The second part begins by expounding the Jersey Girls' complaints of what they perceive as unsatisfactory coverage by the U.S. news media. It introduces Paul Thompson, who discusses what he claims is evidence showing the U.S. government was aware of the threat of planes being flown into buildings, and that it ignored numerous warnings from foreign countries. He then describes the August 6, 2001 President's Daily Brief (entitled "Bin Ladin Determined To Strike in US") that gave a general warning about a possible attack.

The final part of the film looks at the U.S. invasion of Afghanistan, detailing how Osama bin Laden, along with top members of Al-Qaeda and the Taliban, was able to repeatedly escape while being chased by U.S. forces, eventually fleeing to Pakistan. It also elaborates briefly on the Soviet–Afghan War and how the Afghan Muhajadeen, some elements of which later played a role in Al-Qaeda, were funded by the U.S. to fight the Soviets. This is followed by a look at Indian claims that Pakistani intelligence service ISI was involved in funding the 9/11 hijackers, and blames the 9/11 Commission for a lack of attention to this investigational avenue. The film concludes with a final reflection on what it sees as shortcomings in the U.S. news media.

==Reception==
The film was reviewed by New Zealand news site Scoop.co.nz, The New American, The Stanford Daily, Santa Maria Sun, The Hartford Courant, Slant Magazine, The Indianapolis Star, NUVO, The Albuquerque Tribune, Polish magazine Przekrój, and Glenn Erickson from DVD Talk.

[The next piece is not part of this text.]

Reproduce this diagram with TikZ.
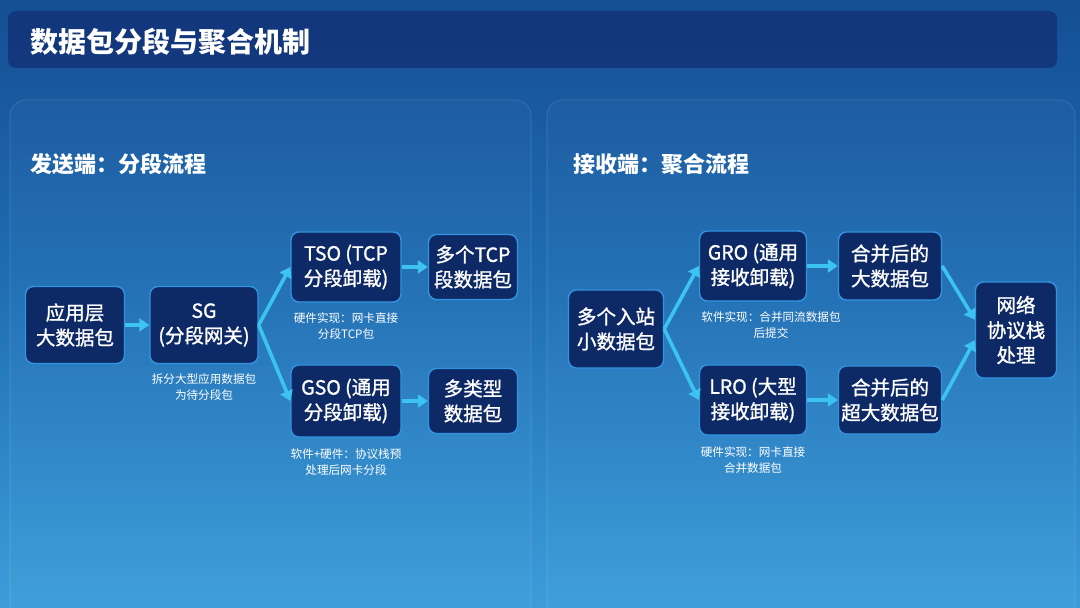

Nowosielski and Duffy later produced the documentary Who is Rich Blee, deducing the identities of several CIA agents inside the Bin Laden Issue Station in the years immediately before 2001. Before publication, the CIA allegedly "threatened" them under the Intelligence Identities Protection Act. Their documentary was posted with the names redacted. But they claim their webmaster accidentally posted some emails that contained the identities.